George Carlin and Billy Crystal were supposed to share the stage with each other for the first time in 1975, when Carlin hosted the debut episode of Saturday Night Live. Crystal was scheduled to perform during the inaugural broadcast, but his piece ran a little long and was cut. “It was one of the hardest nights in my young career,” Crystal told Hoda Kotb in 2024. “The thing about it was George Carlin was the host, and on my script, the page says, ‘George Carlin introduces Billy Crystal.’ His line was, ‘People wanna know where the young comics are coming from—Billy Crystal is coming from over there!’ Well, the page in the script says, ‘Monologue to come,’ and it’s a blank page. So it never came!”
Carlin returned to host SNL in 1984, and by then, Crystal had joined the show as a regular cast member. This time around, Carlin was determined to appear in sketches, rather than just do stand-up. He worked with Crystal twice that night, first in a talk show segment where Crystal hosted a panel of guests that included Carlin as a fireman, Martin Short as an albino lounge singer, and Christopher Guest as a ventriloquist named Señor Cosa.
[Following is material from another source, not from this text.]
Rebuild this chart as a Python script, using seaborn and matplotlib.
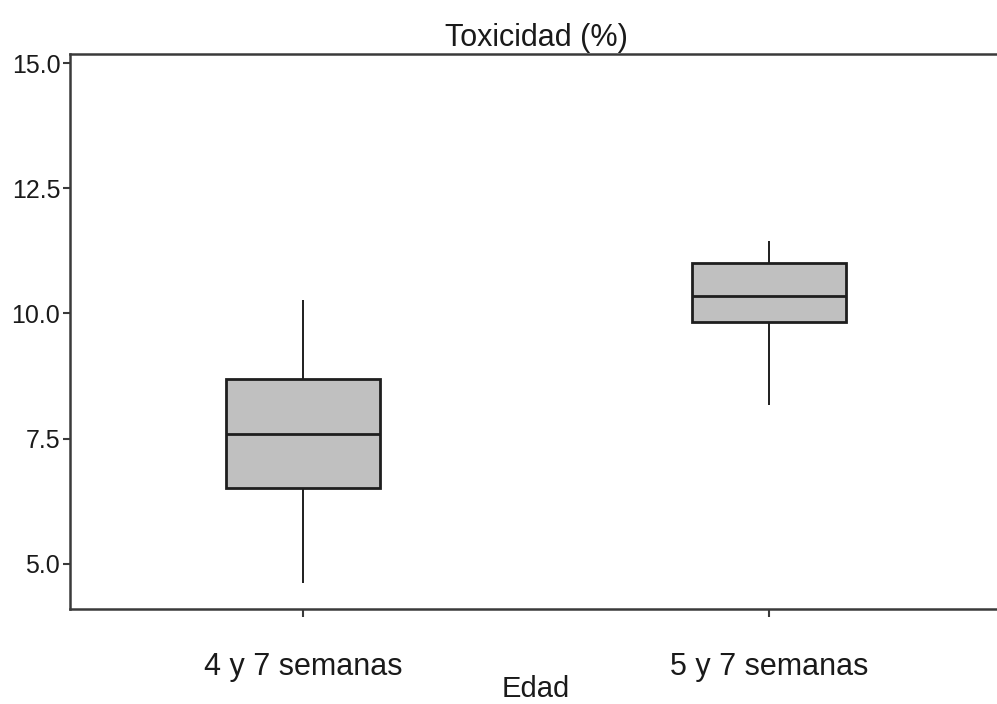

Later on, Carlin and Crystal were paired up for a sketch in which Carlin played Crystal’s father. Carlin’s character is a veteran cop who wants his son, Bobby (Crystal), to follow in his footsteps, but Bobby doesn’t think he’s cut out for the job. After all, he explains, in the midterm exams, he finished 115th—out of 115. When Bobby accidentally shoots himself toward the end of the sketch, he tells his father, “Would you call the ambulance? It’s 811!” “It’s 911!” Carlin barks at him:
Reflecting on the show in his posthumous memoir, Last Words, Carlin felt that he’d done a really good job in the sketches. Martin Short even came up to him at the cast party afterward and told him he was “terrific.” Carlin then went over to Crystal and said, “So long, man. The sketch went nice, didn’t it?” Knowing Crystal was planning to leave SNL for the movies the following year, Carlin added, “Maybe we’ll get to do a movie together one day.”
Crystal’s reaction to the comment was anything but enthusiastic. “And he gave me this look as if I was some kind of a bug. Like, ‘Oh yeah? That certainly doesn’t work into my plans,’” Carlin remembered. Because of that, Carlin reveled in the fact that he landed a substantial role in a movie before Crystal did—in 1987’s Outrageous Fortune—and that he was honored with a star on the Hollywood Walk of Fame first. And although Carlin agreed to perform at a couple of the Comic Relief fundraisers Crystal co-hosted years later, he never forgot the lukewarm response he received from Crystal back in 1984.
“Still, for that one moment, f–k him,” Carlin wrote, in conclusion.